**TASK STATEMENT:** Copy the data that follows, character for character, minus the pictures.

**DATASET EXCERPT:**
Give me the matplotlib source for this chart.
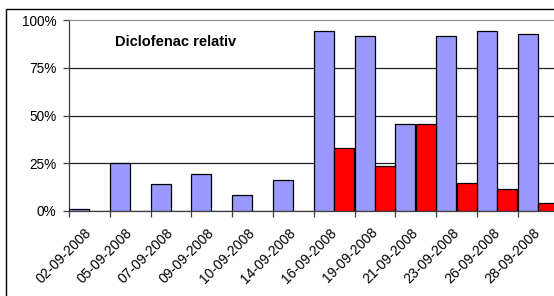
#!/usr/bin/env python3
"""Diclofenac relativ -- paired bars per sampling date (Excel-style look)."""
import numpy as np
import matplotlib.pyplot as plt
from matplotlib.patches import Rectangle
from matplotlib.ticker import PercentFormatter

plt.rcParams["font.family"] = ["Liberation Sans", "DejaVu Sans"]

DATES = ["02-09-2008", "05-09-2008", "07-09-2008", "09-09-2008", "10-09-2008",
         "14-09-2008", "16-09-2008", "19-09-2008", "21-09-2008", "23-09-2008",
         "26-09-2008", "28-09-2008"]
BLUE_VALS = [1.0, 25.3, 14.3, 19.5, 8.2, 16.4, 94.2, 91.8, 45.4, 91.8, 94.2, 92.5]
RED_VALS = [0, 0, 0, 0, 0, 0, 32.8, 23.6, 45.4, 14.7, 11.7, 4.2]
YTICKS = [0, 25, 50, 75, 100]


def main():
    W, H = 554, 296
    fig = plt.figure(figsize=(W / 100, H / 100), dpi=100)
    # axes area in pixels: x from 69 (12 categories of ~40.8 px), y from 20 (100%) to 211 (0%)
    left, top, bottom = 69, 20, 211
    width = 12 * 40.8
    ax = fig.add_axes([left / W, 1 - bottom / H, width / W, (bottom - top) / H])

    # outer chart frame (cut off at right/bottom like the reference)
    fig.patches.append(Rectangle((6 / W, -0.1), 1.2, 1 - 8.5 / H + 0.1,
                                 transform=fig.transFigure, fill=False,
                                 edgecolor="black", lw=1.0))

    x = np.arange(len(DATES))
    bw = 0.49
    ax.bar(x - 0.5, BLUE_VALS, width=bw, align="edge", color="#9999FF",
           edgecolor="black", lw=0.9, zorder=3)
    ax.bar(x, RED_VALS, width=bw, align="edge", color="#FF0000",
           edgecolor="black", lw=0.9, zorder=3)

    ax.set_xlim(-0.5, len(DATES) - 0.5)
    ax.set_ylim(0, 100)
    ax.set_yticks(YTICKS)
    ax.yaxis.set_major_formatter(PercentFormatter(decimals=0))
    for yv in YTICKS[1:-1]:
        ax.axhline(yv, color="#202020", lw=0.9, zorder=1)

    ax.set_xticks(x)
    ax.set_xticklabels(DATES, rotation=45, ha="right", va="center",
                       rotation_mode="anchor", fontsize=10)
    ax.set_xticks(np.arange(len(DATES)) - 0.5, minor=True)
    ax.tick_params(axis="x", which="major", length=0, pad=14)
    ax.tick_params(axis="x", which="minor", length=4, width=0.9, color="#404040")
    ax.tick_params(axis="y", length=4, width=0.9, color="#404040", pad=5,
                   labelsize=9.8)

    for side in ("left", "bottom"):
        ax.spines[side].set_color("#404040")
        ax.spines[side].set_linewidth(0.9)
    ax.spines["top"].set_color("#8c8c8c")
    ax.spines["right"].set_visible(False)

    fig.text(115 / W, 1 - 42 / H, "Diclofenac relativ", fontsize=10.5,
             fontweight="bold", va="center", ha="left")

    fig.savefig("out.png", dpi=100)
    plt.close(fig)


if __name__ == "__main__":
    main()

**EXERCISE SOLUTION:**
Give me the matplotlib source for this chart.
#!/usr/bin/env python3
"""Diclofenac relativ -- paired bars per sampling date (Excel-style look)."""
import numpy as np
import matplotlib.pyplot as plt
from matplotlib.patches import Rectangle
from matplotlib.ticker import PercentFormatter

plt.rcParams["font.family"] = ["Liberation Sans", "DejaVu Sans"]

DATES = ["02-09-2008", "05-09-2008", "07-09-2008", "09-09-2008", "10-09-2008",
         "14-09-2008", "16-09-2008", "19-09-2008", "21-09-2008", "23-09-2008",
         "26-09-2008", "28-09-2008"]
BLUE_VALS = [1.0, 25.3, 14.3, 19.5, 8.2, 16.4, 94.2, 91.8, 45.4, 91.8, 94.2, 92.5]
RED_VALS = [0, 0, 0, 0, 0, 0, 32.8, 23.6, 45.4, 14.7, 11.7, 4.2]
YTICKS = [0, 25, 50, 75, 100]


def main():
    W, H = 554, 296
    fig = plt.figure(figsize=(W / 100, H / 100), dpi=100)
    # axes area in pixels: x from 69 (12 categories of ~40.8 px), y from 20 (100%) to 211 (0%)
    left, top, bottom = 69, 20, 211
    width = 12 * 40.8
    ax = fig.add_axes([left / W, 1 - bottom / H, width / W, (bottom - top) / H])

    # outer chart frame (cut off at right/bottom like the reference)
    fig.patches.append(Rectangle((6 / W, -0.1), 1.2, 1 - 8.5 / H + 0.1,
                                 transform=fig.transFigure, fill=False,
                                 edgecolor="black", lw=1.0))

    x = np.arange(len(DATES))
    bw = 0.49
    ax.bar(x - 0.5, BLUE_VALS, width=bw, align="edge", color="#9999FF",
           edgecolor="black", lw=0.9, zorder=3)
    ax.bar(x, RED_VALS, width=bw, align="edge", color="#FF0000",
           edgecolor="black", lw=0.9, zorder=3)

    ax.set_xlim(-0.5, len(DATES) - 0.5)
    ax.set_ylim(0, 100)
    ax.set_yticks(YTICKS)
    ax.yaxis.set_major_formatter(PercentFormatter(decimals=0))
    for yv in YTICKS[1:-1]:
        ax.axhline(yv, color="#202020", lw=0.9, zorder=1)

    ax.set_xticks(x)
    ax.set_xticklabels(DATES, rotation=45, ha="right", va="center",
                       rotation_mode="anchor", fontsize=10)
    ax.set_xticks(np.arange(len(DATES)) - 0.5, minor=True)
    ax.tick_params(axis="x", which="major", length=0, pad=14)
    ax.tick_params(axis="x", which="minor", length=4, width=0.9, color="#404040")
    ax.tick_params(axis="y", length=4, width=0.9, color="#404040", pad=5,
                   labelsize=9.8)

    for side in ("left", "bottom"):
        ax.spines[side].set_color("#404040")
        ax.spines[side].set_linewidth(0.9)
    ax.spines["top"].set_color("#8c8c8c")
    ax.spines["right"].set_visible(False)

    fig.text(115 / W, 1 - 42 / H, "Diclofenac relativ", fontsize=10.5,
             fontweight="bold", va="center", ha="left")

    fig.savefig("out.png", dpi=100)
    plt.close(fig)


if __name__ == "__main__":
    main()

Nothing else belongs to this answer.